You were on the Brooks Wallace Award watchlist, among the top thirty college shortstops in the nation. Out of a small school like Dartmouth, that's an accomplishment.
It was a big honor for me. Just a testament to the groundwork I laid over four years, just very consistent, and eventually I got on someone's radar. It was definitely cool to be recognized among the top shortstops. I think (Nolan) Fontana was on there, too, and a few other guys I knew. So it was definitely a cool thing.
Being three-time All-Ivy League doesn't hurt. Two-time team MVP.
I had a good career there. Baseball America picked me three times to be preseason player of the year, but I didn't get it. It was still cool that they thought really highly of me.
Batting leadoff and starting at shortstop your freshman year will help.
Yeah, I had a great opportunity to go there and play. That's part of the reason I went there; it was the best combination of athletics and academics, and they had just lost two senior shortstops, so I was going to have a good chance to go there and play. Had a good fall. The team was just an awesome group of guys. Couldn't have asked for a better group of guys, and then we kind of took off. I had a couple of good weekends, and didn't really let up after that.
Since Bob Whalen took over in 1990, twenty-one guys have been drafted out of Dartmouth, which is more than were taken in the thirty or so years before he got there. Do you think Major League baseball teams are just turning over more rocks, or is it something that Coach Whalen and his staff are doing?
Coach Whalen does a phenomenal job there. Just look at his track record. His overall record is above .500, which is impressive for an Ivy League team, because we start our season later and we always play big teams. He does a really great job developing guys. Recently, the coaching staff up there has done a phenomenal job finding guys. More guys are looking for that combination I was talking about, academics and athletics, and our strength coach up there, Coach Miller, does a fantastic job. They had three guys drafted this year and another guy signed as a free agent.
Seven drafted in the last four years.
It didn't hurt that we won the Ivy League my freshman and sophomore year. We were one game away my junior year and senior year. They got swept this year, but still, they were in it again. So I think people are starting to notice. When we were in the Miami Regional my sophomore year, we were on national TV. We showed very well. We played great, and the guys are smart. Having a backup plan is all you can really ask for. Some guys play this game out of necessity because they have nothing else. We have the luxury of having a nice Plan B. So if, God forbid, if you get hurt or if they just tell you it's time to hang ‘em up, you can go out and get a good job.
So was that the reason for going back your senior year?
Honestly, I was ready to go my junior year, but nobody called me. My best year at Dartmouth.

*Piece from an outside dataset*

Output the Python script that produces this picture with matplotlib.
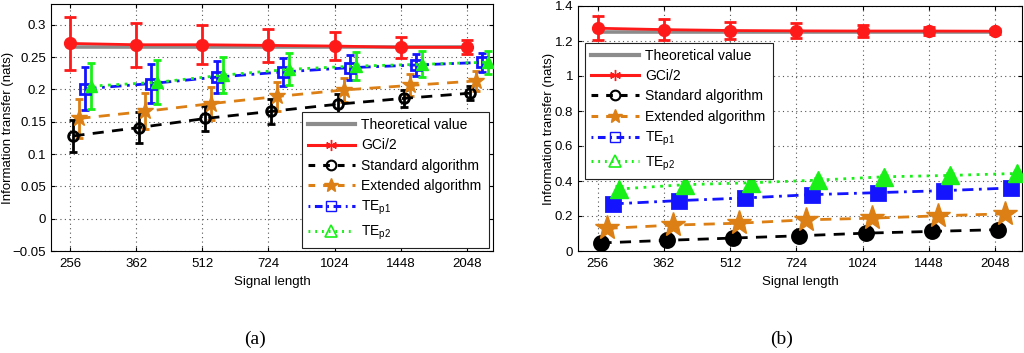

A lot of people do think that was your best year, but what I saw in your senior year was a guy who raised his walk rate by four percentage points while cutting his strikeouts down. Was that a change in approach?
Not really. Because of the success I'd had early on, people pitched me differently. It took me a little bit to get used to that. My senior year, I figured it out. I was a little unlucky. My batting average wasn't very good, but I was hitting balls hard all over the place.
Unlucky is a good way to put it. Your batting average on balls in play fell sixty points.
The coaching staff did a great job just helping me prepare. We go through all those stats: How guys are going to pitch you, how they've pitched me in the past four years. We were very in-depth about it. It definitely helped me.
Do you think that's helping you as a pro, as well?
Yeah. I'm one of those guys that keeps one of those books that they gave us last year. Some guys don't really care, but if you can pick up any tendency... any little thing that you can get is going to help. Just an extra hit a week.
One thing I find interesting about you is you're a switch-hitter, and last year you were much better as a righty, but this year you're much better as a lefty.
It's absurd. Last year righty, I struggled a little bit at the beginning, too, but those things tend to even themselves out. Just here, it's been so many right-handed starters.
So you're just getting a lot more reps there?
Yeah. I won't get to hit right-handed for a few days, then all of a sudden a left-handed reliever will come in. One of those funky guys, throws real hard, it's like you can't really get in any rhythm. I work really hard to stay as sharp as I can from the right side. I've been a little unlucky so far. It'll even out.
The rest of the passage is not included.